Full package vs basic wage confusion

Monthly package: `QAR 10,000`. Basic wage: `QAR 5,500`. Service length: `5` years. The labour-law floor uses the basic wage figure, not the whole package.

QAR 19,250.00
  • Daily basic wage: QAR 183.33
  • Three weeks of wage: QAR 3,850 per year
  • Using the full package would overstate the legal-floor figure
Example 04

Settlement review with a deduction line

Basic wage: `QAR 7,000`. Service length: `3` years. Gross gratuity floor is `QAR 14,700.00`. If the settlement sheet also shows `QAR 1,200` of deductions, the review amount after deductions becomes `QAR 13,500.00`.

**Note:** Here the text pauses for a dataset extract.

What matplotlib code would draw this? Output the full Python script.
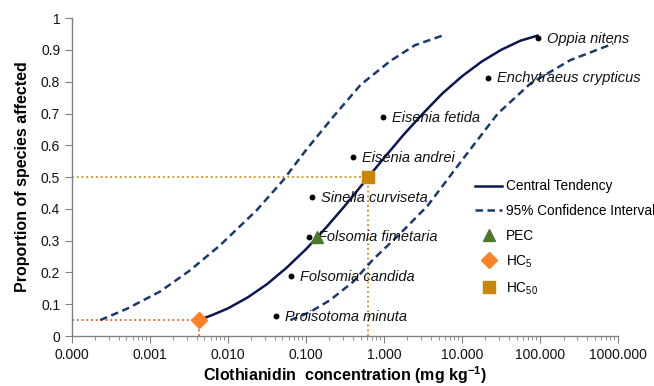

QAR 13,500.00 after deductions
  • Daily basic wage: QAR 233.33
  • Gross Article 54 floor: QAR 14,700.00
  • Deductions should be reviewed separately from the legal minimum itself

Gratuity rules and official sources

  • The calculation follows the Qatar labour-law direction that gratuity is due after one year of service and is based on at least three weeks of basic wage for each year.
  • The calculator uses the standard 30-day month wage basis for the daily basic-wage conversion.
  • It is built around the worker’s last basic wage, because that is the legal-floor wage basis users usually need to check first.
  • Article 54 also links the route to continuous service and allows the employer to deduct amounts owed by the worker, which is why the calculator separates the legal floor from the settlement review line.
  • A contract can improve on this floor, which is why the page is framed as the legal minimum rather than the only possible settlement figure.
  • Article 61 still matters. A dismissal-for-cause case can change whether the standard gratuity route should be assumed at all.
  • Deductions are shown separately from the Article 54 floor so the settlement review stays clearer.
  • Users should compare the calculator result with the actual final settlement paperwork and timing, because payment handling still matters even when the formula is straightforward.
  • It is built as a practical comparison figure for covered workers rather than a substitute for employer settlement paperwork.

FAQ

When does Qatar gratuity usually start?

Qatar end-of-service gratuity usually starts once the worker has completed one year or more of service.

What wage does this Qatar gratuity calculator use?

It uses the worker’s basic wage route rather than the full package, because that is the labour-law basis for the gratuity minimum.

How much gratuity is due per year in Qatar?

The labour-law minimum is at least three weeks of basic wage for each year of service.

Can the gratuity check handle part of a year?

Yes. The page now lets you enter extra months and extra days so the proportional fraction-of-service route can be checked more closely against Article 54.

Does the gratuity check include allowances or the full salary package?

No. The estimate is intentionally built around the basic-wage route because that is the legal minimum basis for the gratuity estimate.

Can a Qatar contract give more gratuity than the result shows?

Yes. This calculator follows the labour-law floor. An employer can agree to a more generous gratuity formula in the contract, but not a weaker one.

Can gratuity be lost in some dismissal cases?

Yes. Users should still check Article 61 before assuming the standard gratuity floor applies unchanged in a dismissal-for-cause scenario.

Can deductions reduce the final Qatar gratuity payment?

They can affect the settlement amount shown by the employer. The calculation starts from the Article 54 minimum and then lets you compare it with any deduction line you want to review.

Can I use joining and end dates instead of entering years and months manually?

Yes. If you enter the employment start date and end date, the page calculates the service period automatically and uses that in the gratuity estimate.

Does Qatar treat some interrupted service as continuous?

Yes. Article 54 includes a continuity rule for certain return-to-work situations outside the Article 61 dismissal path, which is why users should compare the legal history of the employment relationship, not just the settlement line.

When should Qatar gratuity usually be paid?

It should usually be paid as part of the worker’s final settlement at the end of service. That is why the estimate works best when the estimate is compared with the actual settlement timing and paperwork.